= PROBLEM REQUIREMENTS =
Below is a listing; write it out exactly and drop any images from it.

= STORED DATA =
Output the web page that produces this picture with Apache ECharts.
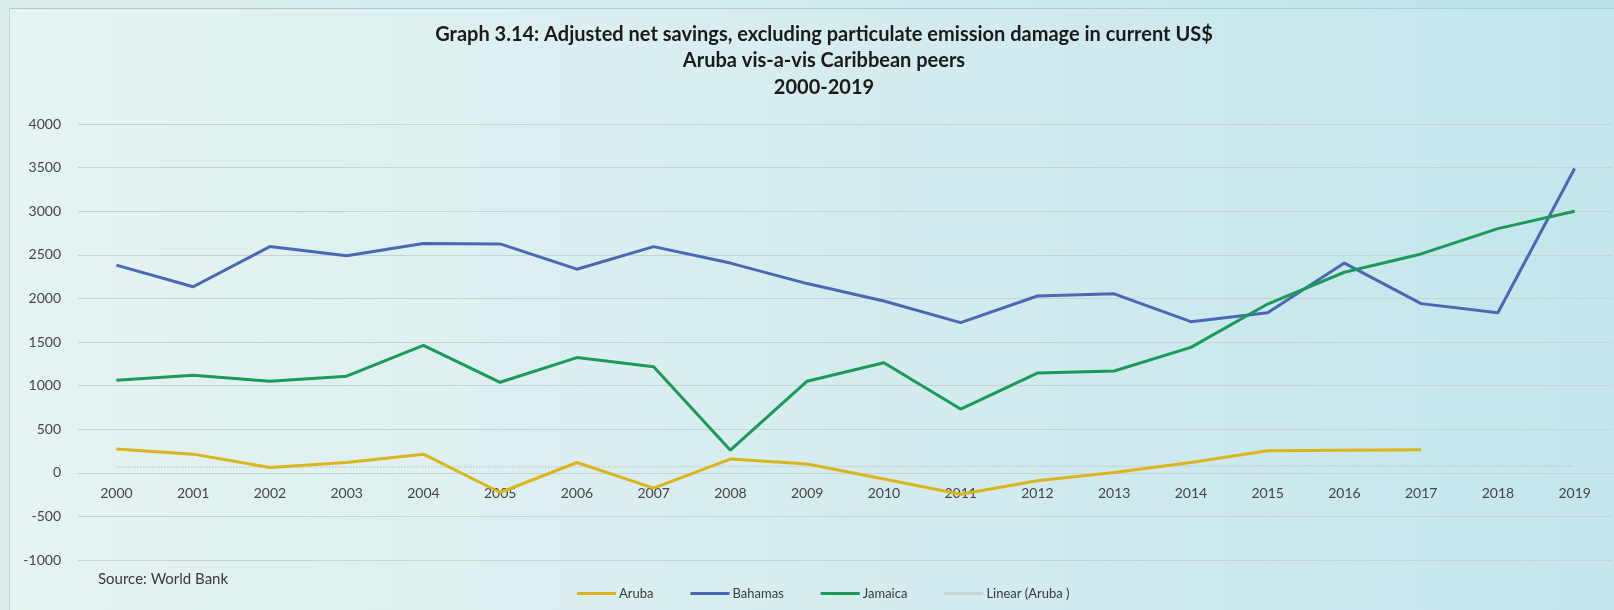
<!DOCTYPE html>
<html>
<head>
<meta charset="utf-8">
<title>Adjusted net savings</title>
<script src="https://cdn.jsdelivr.net/npm/echarts@6/dist/echarts.min.js"></script>
<style>
  html, body { margin: 0; padding: 0; }
  body {
    width: 1614px; height: 610px; overflow: hidden;
    background: linear-gradient(90deg, #dcefed 0%, #d3ecee 50%, #b9e2ea 100%);
  }
  #panel {
    position: absolute; left: 9px; top: 8px; right: 0; bottom: 0;
    border-top: 1px solid #a9ccd0;
    border-left: 1px solid #c2d9d7;
    background: linear-gradient(90deg, #e5f3f1 0%, #dceff0 35%, #d2ebee 60%, #c2e6ec 100%);
  }
  #chart { position: absolute; left: 0; top: 0; width: 1614px; height: 610px; }
</style>
</head>
<body>
<div id="panel"></div>
<div id="chart"></div>
<script>
// Years on the category axis
const years = ['2000','2001','2002','2003','2004','2005','2006','2007','2008','2009',
               '2010','2011','2012','2013','2014','2015','2016','2017','2018','2019'];

// Adjusted net savings (current US$), by country
const aruba   = [272, 214, 61, 118, 214, -226, 118, -176, 157, 100,
                 -72, -245, -92, 3, 118, 252, 260, 264, null, null];
const bahamas = [2382, 2134, 2594, 2488, 2630, 2625, 2335, 2594, 2405, 2170,
                 1970, 1722, 2028, 2052, 1733, 1835, 2405, 1940, 1835, 3490];
const jamaica = [1061, 1120, 1050, 1108, 1462, 1038, 1321, 1215, 259, 1050,
                 1262, 731, 1144, 1167, 1439, 1935, 2300, 2510, 2800, 3000];

// Linear trend of Aruba: end values only, joined by a straight segment
const arubaTrend = [65, null, null, null, null, null, null, null, null, null,
                    null, null, null, null, null, null, null, null, null, 80];

// Value-axis ticks
const yMin = -1000, yMax = 4000, yStep = 500;

const FONT = 'Lato, "Open Sans", sans-serif';
const GRID = { left: 78, right: 1, top: 124, bottom: 50 };
const plotHeight = 610 - GRID.top - GRID.bottom;
// distance from the bottom of the plot up to the zero line, so year labels sit under it
const zeroLift = plotHeight * (0 - yMin) / (yMax - yMin);

const chart = echarts.init(document.getElementById('chart'), null, { renderer: 'canvas' });

chart.setOption({
  backgroundColor: 'transparent',
  animation: false,
  title: [
    {
      text: 'Graph 3.14: Adjusted net savings, excluding particulate emission damage in current US$\nAruba vis-a-vis Caribbean peers\n2000-2019',
      left: 819, top: 16, textAlign: 'center',
      textStyle: { fontFamily: FONT, fontWeight: 'bold', fontSize: 20, color: '#1a1a1a', lineHeight: 26.5 }
    },
    {
      text: 'Source: World Bank',
      left: 93, top: 567,
      textStyle: { fontFamily: FONT, fontWeight: 'normal', fontSize: 15, color: '#3a3a3a' }
    }
  ],
  legend: {
    bottom: 5, left: 572,
    itemWidth: 39, itemHeight: 3, itemGap: 37,
    icon: 'rect',
    textStyle: { fontFamily: FONT, fontSize: 13, color: '#3a3a3a', padding: [0, 0, 0, -2] },
    data: ['Aruba', 'Bahamas', 'Jamaica', 'Linear (Aruba )']
  },
  grid: Object.assign({ containLabel: false }, GRID),
  xAxis: {
    type: 'category',
    data: years,
    boundaryGap: true,
    offset: -zeroLift,
    axisLine: { show: true, onZero: false, lineStyle: { color: '#c5d3d3', width: 1 } },
    axisTick: { show: false },
    axisLabel: { fontFamily: FONT, fontSize: 14, color: '#454545', margin: 14 }
  },
  yAxis: {
    type: 'value',
    min: yMin, max: yMax, interval: yStep,
    axisLine: { show: false },
    axisTick: { show: false },
    splitLine: { lineStyle: { color: '#c5d3d3', width: 1 } },
    axisLabel: { fontFamily: FONT, fontSize: 14, color: '#454545', margin: 17,
                 formatter: v => String(v) }
  },
  series: [
    {
      name: 'Aruba', type: 'line', data: aruba, symbol: 'none',
      lineStyle: { color: '#dcb51c', width: 3 }, itemStyle: { color: '#dcb51c' }, z: 5
    },
    {
      name: 'Bahamas', type: 'line', data: bahamas, symbol: 'none',
      lineStyle: { color: '#4a68b4', width: 3 }, itemStyle: { color: '#4a68b4' }, z: 4
    },
    {
      name: 'Jamaica', type: 'line', data: jamaica, symbol: 'none',
      lineStyle: { color: '#1c9a5a', width: 3 }, itemStyle: { color: '#1c9a5a' }, z: 4
    },
    {
      name: 'Linear (Aruba )', type: 'line', data: arubaTrend, symbol: 'none',
      connectNulls: true,
      lineStyle: { color: '#b9c6c6', width: 2, type: [1, 2] }, itemStyle: { color: '#c9d3d3' }, z: 3
    }
  ]
});
</script>
</body>
</html>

= PROBLEM SOLUTION =
Output the web page that produces this picture with Apache ECharts.
<!DOCTYPE html>
<html>
<head>
<meta charset="utf-8">
<title>Adjusted net savings</title>
<script src="https://cdn.jsdelivr.net/npm/echarts@6/dist/echarts.min.js"></script>
<style>
  html, body { margin: 0; padding: 0; }
  body {
    width: 1614px; height: 610px; overflow: hidden;
    background: linear-gradient(90deg, #dcefed 0%, #d3ecee 50%, #b9e2ea 100%);
  }
  #panel {
    position: absolute; left: 9px; top: 8px; right: 0; bottom: 0;
    border-top: 1px solid #a9ccd0;
    border-left: 1px solid #c2d9d7;
    background: linear-gradient(90deg, #e5f3f1 0%, #dceff0 35%, #d2ebee 60%, #c2e6ec 100%);
  }
  #chart { position: absolute; left: 0; top: 0; width: 1614px; height: 610px; }
</style>
</head>
<body>
<div id="panel"></div>
<div id="chart"></div>
<script>
// Years on the category axis
const years = ['2000','2001','2002','2003','2004','2005','2006','2007','2008','2009',
               '2010','2011','2012','2013','2014','2015','2016','2017','2018','2019'];

// Adjusted net savings (current US$), by country
const aruba   = [272, 214, 61, 118, 214, -226, 118, -176, 157, 100,
                 -72, -245, -92, 3, 118, 252, 260, 264, null, null];
const bahamas = [2382, 2134, 2594, 2488, 2630, 2625, 2335, 2594, 2405, 2170,
                 1970, 1722, 2028, 2052, 1733, 1835, 2405, 1940, 1835, 3490];
const jamaica = [1061, 1120, 1050, 1108, 1462, 1038, 1321, 1215, 259, 1050,
                 1262, 731, 1144, 1167, 1439, 1935, 2300, 2510, 2800, 3000];

// Linear trend of Aruba: end values only, joined by a straight segment
const arubaTrend = [65, null, null, null, null, null, null, null, null, null,
                    null, null, null, null, null, null, null, null, null, 80];

// Value-axis ticks
const yMin = -1000, yMax = 4000, yStep = 500;

const FONT = 'Lato, "Open Sans", sans-serif';
const GRID = { left: 78, right: 1, top: 124, bottom: 50 };
const plotHeight = 610 - GRID.top - GRID.bottom;
// distance from the bottom of the plot up to the zero line, so year labels sit under it
const zeroLift = plotHeight * (0 - yMin) / (yMax - yMin);

const chart = echarts.init(document.getElementById('chart'), null, { renderer: 'canvas' });

chart.setOption({
  backgroundColor: 'transparent',
  animation: false,
  title: [
    {
      text: 'Graph 3.14: Adjusted net savings, excluding particulate emission damage in current US$\nAruba vis-a-vis Caribbean peers\n2000-2019',
      left: 819, top: 16, textAlign: 'center',
      textStyle: { fontFamily: FONT, fontWeight: 'bold', fontSize: 20, color: '#1a1a1a', lineHeight: 26.5 }
    },
    {
      text: 'Source: World Bank',
      left: 93, top: 567,
      textStyle: { fontFamily: FONT, fontWeight: 'normal', fontSize: 15, color: '#3a3a3a' }
    }
  ],
  legend: {
    bottom: 5, left: 572,
    itemWidth: 39, itemHeight: 3, itemGap: 37,
    icon: 'rect',
    textStyle: { fontFamily: FONT, fontSize: 13, color: '#3a3a3a', padding: [0, 0, 0, -2] },
    data: ['Aruba', 'Bahamas', 'Jamaica', 'Linear (Aruba )']
  },
  grid: Object.assign({ containLabel: false }, GRID),
  xAxis: {
    type: 'category',
    data: years,
    boundaryGap: true,
    offset: -zeroLift,
    axisLine: { show: true, onZero: false, lineStyle: { color: '#c5d3d3', width: 1 } },
    axisTick: { show: false },
    axisLabel: { fontFamily: FONT, fontSize: 14, color: '#454545', margin: 14 }
  },
  yAxis: {
    type: 'value',
    min: yMin, max: yMax, interval: yStep,
    axisLine: { show: false },
    axisTick: { show: false },
    splitLine: { lineStyle: { color: '#c5d3d3', width: 1 } },
    axisLabel: { fontFamily: FONT, fontSize: 14, color: '#454545', margin: 17,
                 formatter: v => String(v) }
  },
  series: [
    {
      name: 'Aruba', type: 'line', data: aruba, symbol: 'none',
      lineStyle: { color: '#dcb51c', width: 3 }, itemStyle: { color: '#dcb51c' }, z: 5
    },
    {
      name: 'Bahamas', type: 'line', data: bahamas, symbol: 'none',
      lineStyle: { color: '#4a68b4', width: 3 }, itemStyle: { color: '#4a68b4' }, z: 4
    },
    {
      name: 'Jamaica', type: 'line', data: jamaica, symbol: 'none',
      lineStyle: { color: '#1c9a5a', width: 3 }, itemStyle: { color: '#1c9a5a' }, z: 4
    },
    {
      name: 'Linear (Aruba )', type: 'line', data: arubaTrend, symbol: 'none',
      connectNulls: true,
      lineStyle: { color: '#b9c6c6', width: 2, type: [1, 2] }, itemStyle: { color: '#c9d3d3' }, z: 3
    }
  ]
});
</script>
</body>
</html>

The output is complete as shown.